=== GIVEN MATERIAL ===
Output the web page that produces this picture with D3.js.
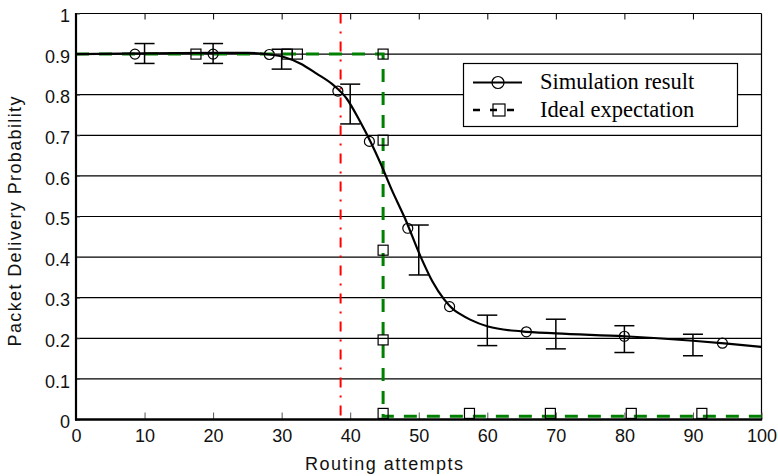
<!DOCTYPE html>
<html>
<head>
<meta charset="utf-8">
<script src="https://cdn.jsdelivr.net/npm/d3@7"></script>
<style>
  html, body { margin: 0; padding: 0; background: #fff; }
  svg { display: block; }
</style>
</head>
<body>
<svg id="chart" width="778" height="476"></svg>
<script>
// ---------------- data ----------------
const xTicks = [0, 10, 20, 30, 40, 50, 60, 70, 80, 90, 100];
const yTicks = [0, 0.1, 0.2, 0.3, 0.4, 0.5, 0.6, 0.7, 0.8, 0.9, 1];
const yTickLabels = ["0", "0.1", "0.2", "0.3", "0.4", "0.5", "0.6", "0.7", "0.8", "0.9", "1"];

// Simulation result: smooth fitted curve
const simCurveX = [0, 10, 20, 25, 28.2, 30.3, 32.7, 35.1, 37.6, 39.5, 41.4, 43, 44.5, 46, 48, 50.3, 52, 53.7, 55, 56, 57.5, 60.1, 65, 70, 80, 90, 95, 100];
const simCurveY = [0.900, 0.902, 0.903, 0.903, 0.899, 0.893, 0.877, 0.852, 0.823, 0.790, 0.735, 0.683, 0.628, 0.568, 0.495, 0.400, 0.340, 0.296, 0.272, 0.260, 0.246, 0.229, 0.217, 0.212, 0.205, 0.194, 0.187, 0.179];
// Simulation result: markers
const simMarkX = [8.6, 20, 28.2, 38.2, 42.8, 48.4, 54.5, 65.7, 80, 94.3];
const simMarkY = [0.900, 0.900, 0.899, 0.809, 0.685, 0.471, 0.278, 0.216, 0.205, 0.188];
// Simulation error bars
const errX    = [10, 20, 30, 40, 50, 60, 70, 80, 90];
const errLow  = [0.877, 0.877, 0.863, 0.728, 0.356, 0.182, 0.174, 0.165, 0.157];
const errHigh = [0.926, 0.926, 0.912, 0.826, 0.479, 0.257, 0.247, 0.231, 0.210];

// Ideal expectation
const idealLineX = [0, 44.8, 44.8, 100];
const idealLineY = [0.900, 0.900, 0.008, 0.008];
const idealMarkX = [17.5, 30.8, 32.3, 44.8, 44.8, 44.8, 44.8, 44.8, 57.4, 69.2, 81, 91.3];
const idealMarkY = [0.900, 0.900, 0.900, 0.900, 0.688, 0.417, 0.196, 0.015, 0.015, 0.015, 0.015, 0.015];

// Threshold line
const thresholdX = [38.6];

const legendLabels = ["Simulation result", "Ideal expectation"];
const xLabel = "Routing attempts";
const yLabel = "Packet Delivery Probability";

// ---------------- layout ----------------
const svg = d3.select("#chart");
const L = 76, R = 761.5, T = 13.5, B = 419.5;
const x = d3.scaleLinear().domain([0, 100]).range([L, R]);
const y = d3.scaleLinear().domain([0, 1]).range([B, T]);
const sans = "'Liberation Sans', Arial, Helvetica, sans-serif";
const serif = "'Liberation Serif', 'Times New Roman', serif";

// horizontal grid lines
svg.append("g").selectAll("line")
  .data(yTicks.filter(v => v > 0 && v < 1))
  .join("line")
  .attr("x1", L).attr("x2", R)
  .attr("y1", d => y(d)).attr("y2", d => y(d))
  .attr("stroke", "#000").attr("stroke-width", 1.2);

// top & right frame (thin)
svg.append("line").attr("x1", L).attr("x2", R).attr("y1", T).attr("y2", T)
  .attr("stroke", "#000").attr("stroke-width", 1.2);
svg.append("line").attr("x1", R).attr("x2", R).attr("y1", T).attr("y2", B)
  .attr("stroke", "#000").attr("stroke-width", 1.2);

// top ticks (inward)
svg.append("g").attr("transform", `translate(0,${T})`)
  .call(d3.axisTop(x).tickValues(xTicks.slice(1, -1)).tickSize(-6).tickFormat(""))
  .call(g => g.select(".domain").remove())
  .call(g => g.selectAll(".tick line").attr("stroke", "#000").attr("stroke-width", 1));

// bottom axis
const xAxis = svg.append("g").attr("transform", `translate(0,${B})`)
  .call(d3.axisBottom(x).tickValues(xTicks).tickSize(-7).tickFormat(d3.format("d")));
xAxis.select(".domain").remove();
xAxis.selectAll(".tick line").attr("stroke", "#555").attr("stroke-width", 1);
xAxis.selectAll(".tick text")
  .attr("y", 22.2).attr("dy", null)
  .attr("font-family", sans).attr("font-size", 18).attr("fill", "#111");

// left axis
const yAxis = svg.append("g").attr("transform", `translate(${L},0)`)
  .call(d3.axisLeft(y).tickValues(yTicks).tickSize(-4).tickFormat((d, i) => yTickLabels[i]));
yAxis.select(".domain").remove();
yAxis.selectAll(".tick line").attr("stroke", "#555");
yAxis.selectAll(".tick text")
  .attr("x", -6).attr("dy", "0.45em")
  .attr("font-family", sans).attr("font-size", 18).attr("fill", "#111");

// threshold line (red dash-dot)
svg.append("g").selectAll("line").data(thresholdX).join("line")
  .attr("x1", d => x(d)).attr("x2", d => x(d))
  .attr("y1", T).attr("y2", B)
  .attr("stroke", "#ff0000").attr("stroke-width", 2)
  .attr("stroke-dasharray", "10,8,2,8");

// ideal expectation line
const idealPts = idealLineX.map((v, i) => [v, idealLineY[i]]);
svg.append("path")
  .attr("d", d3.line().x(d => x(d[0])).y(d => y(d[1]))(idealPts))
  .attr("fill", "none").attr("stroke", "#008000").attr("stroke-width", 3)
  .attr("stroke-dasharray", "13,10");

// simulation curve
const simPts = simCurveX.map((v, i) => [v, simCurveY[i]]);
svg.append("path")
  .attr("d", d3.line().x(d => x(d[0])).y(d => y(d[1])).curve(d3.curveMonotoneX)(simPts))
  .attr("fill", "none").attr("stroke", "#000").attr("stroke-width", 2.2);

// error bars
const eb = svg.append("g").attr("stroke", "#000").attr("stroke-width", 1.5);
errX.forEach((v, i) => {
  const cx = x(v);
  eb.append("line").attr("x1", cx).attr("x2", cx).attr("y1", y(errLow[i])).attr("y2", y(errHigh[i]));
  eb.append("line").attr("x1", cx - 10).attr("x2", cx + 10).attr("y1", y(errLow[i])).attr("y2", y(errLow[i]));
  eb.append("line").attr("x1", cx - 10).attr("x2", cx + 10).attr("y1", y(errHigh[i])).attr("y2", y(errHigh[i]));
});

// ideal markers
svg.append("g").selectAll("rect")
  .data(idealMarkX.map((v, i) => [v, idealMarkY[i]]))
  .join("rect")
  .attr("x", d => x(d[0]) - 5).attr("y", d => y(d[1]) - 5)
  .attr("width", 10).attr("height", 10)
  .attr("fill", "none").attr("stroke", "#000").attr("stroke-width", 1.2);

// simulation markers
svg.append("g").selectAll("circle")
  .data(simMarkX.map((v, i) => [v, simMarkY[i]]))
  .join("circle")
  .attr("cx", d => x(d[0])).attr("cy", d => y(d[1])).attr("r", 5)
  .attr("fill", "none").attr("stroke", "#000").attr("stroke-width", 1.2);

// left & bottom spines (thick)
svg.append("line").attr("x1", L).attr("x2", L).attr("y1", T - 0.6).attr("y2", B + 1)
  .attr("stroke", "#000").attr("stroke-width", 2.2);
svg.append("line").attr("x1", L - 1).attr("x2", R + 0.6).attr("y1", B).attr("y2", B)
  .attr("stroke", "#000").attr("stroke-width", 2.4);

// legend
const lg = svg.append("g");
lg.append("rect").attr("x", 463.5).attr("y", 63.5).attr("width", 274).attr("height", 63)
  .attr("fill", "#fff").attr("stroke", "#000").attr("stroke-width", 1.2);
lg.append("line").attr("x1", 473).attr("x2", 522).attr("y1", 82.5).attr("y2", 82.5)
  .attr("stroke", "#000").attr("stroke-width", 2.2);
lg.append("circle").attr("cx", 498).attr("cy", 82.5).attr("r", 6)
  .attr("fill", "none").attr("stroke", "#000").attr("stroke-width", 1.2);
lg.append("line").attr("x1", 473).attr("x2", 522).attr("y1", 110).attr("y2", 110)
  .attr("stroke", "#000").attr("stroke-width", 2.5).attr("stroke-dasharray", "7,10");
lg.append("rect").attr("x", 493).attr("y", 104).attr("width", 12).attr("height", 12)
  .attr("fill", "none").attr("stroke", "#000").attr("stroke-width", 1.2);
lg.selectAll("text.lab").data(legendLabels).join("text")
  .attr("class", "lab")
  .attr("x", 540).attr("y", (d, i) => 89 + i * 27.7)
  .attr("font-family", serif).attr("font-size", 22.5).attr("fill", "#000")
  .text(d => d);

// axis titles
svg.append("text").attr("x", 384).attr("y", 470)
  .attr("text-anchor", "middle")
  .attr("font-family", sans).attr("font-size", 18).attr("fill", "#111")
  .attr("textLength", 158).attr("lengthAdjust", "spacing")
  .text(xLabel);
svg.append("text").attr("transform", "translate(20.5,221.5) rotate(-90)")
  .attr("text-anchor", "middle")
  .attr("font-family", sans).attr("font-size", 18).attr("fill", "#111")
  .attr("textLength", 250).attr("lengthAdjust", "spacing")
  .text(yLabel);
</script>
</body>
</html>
===
▶ _PROBLEM STATEMENT_
Only the lines from the start of the material through the line containing "const thresholdX = [38.6];" should be transcribed. Pictures stay out.

▶ _EXPECTED OUTPUT_
Output the web page that produces this picture with D3.js.
<!DOCTYPE html>
<html>
<head>
<meta charset="utf-8">
<script src="https://cdn.jsdelivr.net/npm/d3@7"></script>
<style>
  html, body { margin: 0; padding: 0; background: #fff; }
  svg { display: block; }
</style>
</head>
<body>
<svg id="chart" width="778" height="476"></svg>
<script>
// ---------------- data ----------------
const xTicks = [0, 10, 20, 30, 40, 50, 60, 70, 80, 90, 100];
const yTicks = [0, 0.1, 0.2, 0.3, 0.4, 0.5, 0.6, 0.7, 0.8, 0.9, 1];
const yTickLabels = ["0", "0.1", "0.2", "0.3", "0.4", "0.5", "0.6", "0.7", "0.8", "0.9", "1"];

// Simulation result: smooth fitted curve
const simCurveX = [0, 10, 20, 25, 28.2, 30.3, 32.7, 35.1, 37.6, 39.5, 41.4, 43, 44.5, 46, 48, 50.3, 52, 53.7, 55, 56, 57.5, 60.1, 65, 70, 80, 90, 95, 100];
const simCurveY = [0.900, 0.902, 0.903, 0.903, 0.899, 0.893, 0.877, 0.852, 0.823, 0.790, 0.735, 0.683, 0.628, 0.568, 0.495, 0.400, 0.340, 0.296, 0.272, 0.260, 0.246, 0.229, 0.217, 0.212, 0.205, 0.194, 0.187, 0.179];
// Simulation result: markers
const simMarkX = [8.6, 20, 28.2, 38.2, 42.8, 48.4, 54.5, 65.7, 80, 94.3];
const simMarkY = [0.900, 0.900, 0.899, 0.809, 0.685, 0.471, 0.278, 0.216, 0.205, 0.188];
// Simulation error bars
const errX    = [10, 20, 30, 40, 50, 60, 70, 80, 90];
const errLow  = [0.877, 0.877, 0.863, 0.728, 0.356, 0.182, 0.174, 0.165, 0.157];
const errHigh = [0.926, 0.926, 0.912, 0.826, 0.479, 0.257, 0.247, 0.231, 0.210];

// Ideal expectation
const idealLineX = [0, 44.8, 44.8, 100];
const idealLineY = [0.900, 0.900, 0.008, 0.008];
const idealMarkX = [17.5, 30.8, 32.3, 44.8, 44.8, 44.8, 44.8, 44.8, 57.4, 69.2, 81, 91.3];
const idealMarkY = [0.900, 0.900, 0.900, 0.900, 0.688, 0.417, 0.196, 0.015, 0.015, 0.015, 0.015, 0.015];

// Threshold line
const thresholdX = [38.6];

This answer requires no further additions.